Skip to main content

Dagster & AWS S3

The AWS S3 integration allows data engineers to easily read, and write objects to the durable AWS S3 storage -- enabling engineers to a resilient storage layer when constructing their pipelines.

Installation

pip install dagster-aws

Examples

Here is an example of how to use the S3Resource in a Dagster job to interact with AWS S3:

import pandas as pd
from dagster_aws.s3 import S3Resource

import dagster as dg


@dg.asset
def my_s3_asset(s3: S3Resource):
df = pd.DataFrame({"column1": [1, 2, 3], "column2": ["A", "B", "C"]})

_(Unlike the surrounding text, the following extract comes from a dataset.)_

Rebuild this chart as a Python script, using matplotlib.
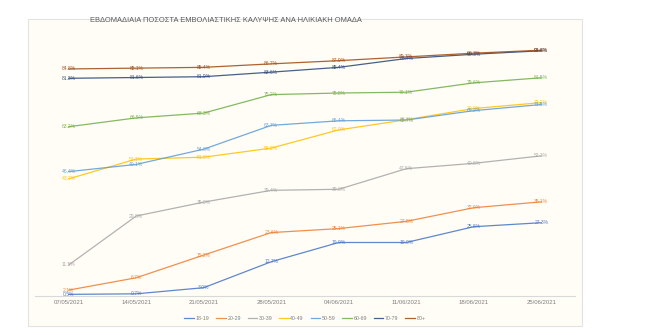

csv_data = df.to_csv(index=False)

s3_client = s3.get_client()

s3_client.put_object(
Bucket="my-cool-bucket",
Key="path/to/my_dataframe.csv",
Body=csv_data,
)


defs = dg.Definitions(
assets=[my_s3_asset],
resources={"s3": S3Resource(region_name="us-west-2")},
)

About AWS S3

AWS S3 is an object storage service that offers industry-leading scalability, data availability, security, and performance. This means customers of all sizes and industries can use it to store and protect any amount of data for a range of use cases, such as data lakes, websites, mobile applications, backup and restore, archive, enterprise applications, IoT devices, and big data analytics. Amazon S3 provides easy-to-use management features so you can organize your data and configure finely tuned access controls to meet your specific business, organizational, and compliance requirements.